Apologies for being a little tardy with this review, being that this updated account was published to coincide with July’s anniversary of that extraordinary game of cricket 361 months ago. For those of a certain age, this will forever be the English cricket fans’ JFK moment. We all know where we were the day that Bob Dylan Willis went nuts and shot down the Aussies or the day before, when his bearded accomplice, Sir Beefy of Bothamshire, had moved the antipodeans into no-man’s land with his 145 run assault then raced to the pavilion, sat down with 3 lions on his cable-knit jumper and smoked a slim panatella.
I know where I was – in Eric Jones’ maths class. Mr Jones was old-school; a war veteran, a quiet disciplinarian, of grey hair, Ronnie Barker specs and furrowed brow, who occasionally let a wry sense of humour decorate his lessons without losing grip of the controls. As I said, old school, to the extent that he knew that some things in life are more important than the curriculum.
As we trooped into his class on the afternoon of Tuesday 21st July 1981 the black and white before our eyes was not chalk on board but a primitive Sony portable TV. Word had spread during lunch break (Pearce had smuggled in a transistor radio) that the Aussies were in deep trouble and Mr Jones was not going to deprive his pupils of the chance to witness this historical moment. Thirty boys and a master huddled round the tiny screen to see first Chris Old dropping Alderman – twice, to fatalistic groans, then Willis cartwheeling Bright’s middle stump to joyous cheers.

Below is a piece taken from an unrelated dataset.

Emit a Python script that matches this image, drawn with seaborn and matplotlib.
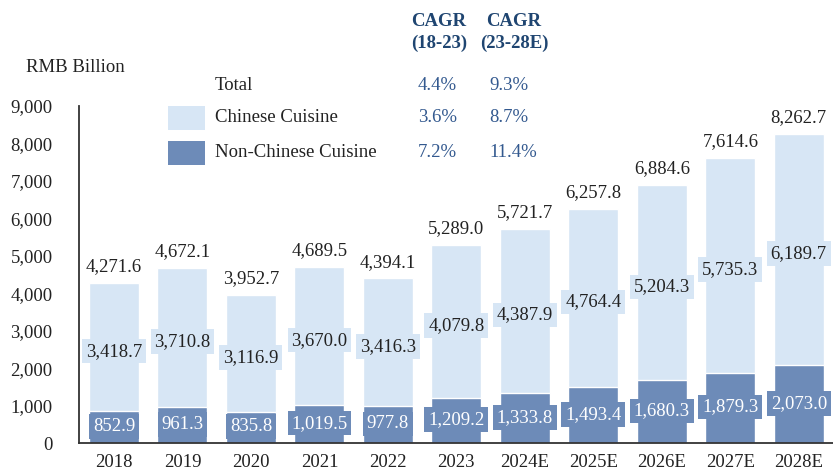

I concur with Gideon Haigh when he observes in the foreword, ‘It happened, and, for some, never stopped. Thirty years on, and the Headingley Test seems eerily contemporary.’
The England XI have given us many memorable moments since, I was there at the Oval when Devon Malcolm took nine south African scalps, our current all-conquering side seem to engineer a bus fleet of them, but none match the drama of those 24 weird hours three decades ago. In years to come there will be documentaries celebrating ‘Freddie’s Ashes’, focussing on Geraint Jones‘ sprawling catch off Kasprovitch’s glove at Edgbaston, but Headingley ‘81 will forever remain a glowing memory without equal.
I had long thought Mike Brearley’s ‘Phoenix from the Ashes’ to be the definitive account, but this book trumps it, at least in Headingley terms. Brearley’s great book took in the whole summer, whereas ‘500-1′ is the anorak’s almanac of the incredible third test; the miracle.
Most of the key players (in its widest sense) have been interviewed for their tuppenyworth/invaluable insight and those who have not (including one Ian Botham) have published enough autobiographies down the years to aid the authors’ research.
The key chapters, three and four, which set the stage, introduce the participants and recount the details of the match, are presented ‘as live’ without hindsight by the authors and this device is successful in achieving their aim of capturing the time, the atmosphere, anticipation and drama as the events unfolded. Of course, they eat their cake too, with snippets of dry, knowing humour; Dilley is described as “not shy of giving the ball a crack, he is developing into a useful No. 9”; Of Gower, “one can only pray they (the selectors) don’t do anything silly…and make him captain.”
This is holiday reading of the first water. If you want a criticism, then some will find the socio-political portrait of Britain in 1981 veers too far towards a subjective left-wing rant on the evils of Thatcherism rather than a calm, sage, objective analysis of the evils of Thatcherism..
Messers Steen and McLellan have upturned every possible stone that constitutes this story and for that we can say a hearty thanks, as can generations not yet born, who will be able to marvel at the account of this cricket match, or should I say bloody miracle.
500-1 The Miracle of Headingley ‘81 by Rob Steen & Alastair McLellan and published by John Wisden, pp. 269, price £9.99.